The general surgery practice has a 10-member staff, including another surgeon and a physician assistant. "Fortunately, the federal government created the small business assistance program. We applied to that program, and I was able to get a loan. I did not have to reduce hours or cut my staff," he says.

4. Apply for private loans

Lending from banks and brokers also can stabilize a physician practice's finances, Crawford says.

Bankers Healthcare Group has established an "assistance loan" that ranges as high as $500,000. Borrowers do not have to make a payment on the loan for the first 89 days.

The terms of the assistance loan can be crafted to limit the size of monthly payments, Crawford says.

"We are giving the medical professional a term that goes out as long as 10 years. For the borrower, the additional years lower the monthly payment. In my opinion, right now everything is about the monthly payment. If you can lower the monthly payment, increase your savings, and decrease your spend, you have a much better shot of getting the business back to running well," he says.

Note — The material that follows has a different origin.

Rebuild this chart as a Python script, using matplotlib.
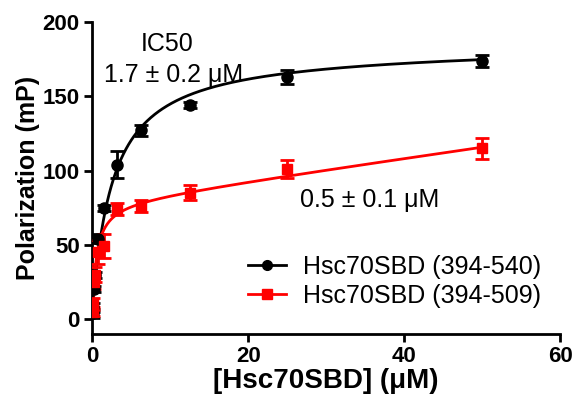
import numpy as np
import matplotlib
matplotlib.use("Agg")
import matplotlib.pyplot as plt

plt.rcParams['font.family'] = ['Liberation Sans', 'DejaVu Sans']

# Data: Hsc70SBD (394-540)
conc_black = [50, 25, 12.5, 6.25, 3.125, 1.5625, 0.78, 0.39, 0.195, 0.098, 0.049]
pol_black = [174, 163, 144, 127, 104, 75, 54, 30, 20, 8, 4]
err_black = [4, 5, 2, 4, 9, 2, 3, 2, 2, 3, 3]

# Data: Hsc70SBD (394-509)
conc_red = [50, 25, 12.5, 6.25, 3.125, 1.5625, 0.78, 0.39, 0.195, 0.098, 0.049]
pol_red = [115, 101, 85, 76, 74, 49, 45, 30, 25, 10, 5]
err_red = [7, 6, 5, 4, 4, 8, 8, 5, 5, 4, 3]

# Fit parameters (one site + nonspecific)
fit_black = dict(b0=3.0, bmax=178.0, kd=2.6, ns=0.05)
fit_red = dict(b0=-1.0, bmax=80.0, kd=0.5, ns=0.75)

labels = ["Hsc70SBD (394-540)", "Hsc70SBD (394-509)"]


def model(x, b0, bmax, kd, ns):
    return b0 + bmax * x / (kd + x) + ns * x


fig = plt.figure(figsize=(5.76, 4.0), dpi=100)
ax = fig.add_axes([0.16, 0.165, 0.8125, 0.78])

xs = np.linspace(0.02, 50, 600)

ax.plot(xs, model(xs, **fit_black), color='black', lw=2, zorder=2)
ax.errorbar(conc_black, pol_black, yerr=err_black, fmt='o', color='black',
            ms=8, capsize=5, capthick=2, elinewidth=2, zorder=3)
ax.plot(xs, model(xs, **fit_red), color='#ff0000', lw=2, zorder=2)
ax.errorbar(conc_red, pol_red, yerr=err_red, fmt='s', color='#ff0000',
            ms=7.5, capsize=5, capthick=2, elinewidth=2, zorder=3)

# legend proxies
h1, = ax.plot([], [], '-o', color='black', lw=2, ms=7)
h2, = ax.plot([], [], '-s', color='#ff0000', lw=2, ms=7)
fig.legend([h1, h2], labels, loc='upper left', frameon=False, fontsize=18,
           handlelength=1.5, handletextpad=0.7, labelspacing=0.2,
           borderpad=0, borderaxespad=0,
           bbox_to_anchor=(248 / 576, 1 - 255 / 400))

ax.text(9.6, 185, "IC50", fontsize=18, ha='center', va='center')
ax.text(10.5, 164.5, "1.7 \u00b1 0.2 \u03bcM", fontsize=18, ha='center', va='center')
ax.text(35.6, 80.3, "0.5 \u00b1 0.1 \u03bcM", fontsize=18, ha='center', va='center')

ax.set_xlim(0, 60)
ax.set_ylim(-10, 200)
ax.set_xticks([0, 20, 40, 60])
ax.set_yticks([0, 50, 100, 150, 200])
for s in ['top', 'right']:
    ax.spines[s].set_visible(False)
for s in ['left', 'bottom']:
    ax.spines[s].set_linewidth(2)
ax.tick_params(width=2, length=6, labelsize=16, pad=3)
for lab in ax.get_xticklabels() + ax.get_yticklabels():
    lab.set_fontweight('bold')
ax.set_xlabel("[Hsc70SBD] (\u03bcM)", fontsize=20, fontweight='bold', labelpad=0)
ax.set_ylabel("Polarization (mP)", fontsize=18, fontweight='bold', labelpad=2)

fig.savefig("out.png", dpi=100)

Primary care payment reform

Reimbursement for primary care services must be reformed, Greiner says.

"This pandemic has laid bare that fee-for-service has been an epic failure. It is a system that is based on face-to-face visits, which obviously does not work in a pandemic when you are trying to keep both patients and clinicians safe. So, the pandemic has prompted a lot of conversation both at the national level and the state level about moving to a prospective payment system," she says.

During the pandemic, the Centers for Medicare & Medicaid Services (CMS) as well as private health plans have moved in the right direction on advance payments, Greiner says. "What both CMS and private health plans have done by putting advance payments in place is help primary care practices keep their doors open. That could be a step on a path toward prospective payments, but this is a conversation that has been going on for a long time."

In addition to establishing a prospective payment system for primary care, government and private payers need to provide significant and appropriate reimbursement for innovative care delivery models such as telemedicine, she says. "We have to get to a payment system that is agnostic about the way care is delivered."

Christopher Cheney is the senior clinical care​ editor at HealthLeaders.


KEY TAKEAWAYS

Nearly all physician practices have experienced a negative financial impact from the coronavirus pandemic, a recent survey says.

Primary care services should be reimbursed through a prospective payment system, a primary care advocate says.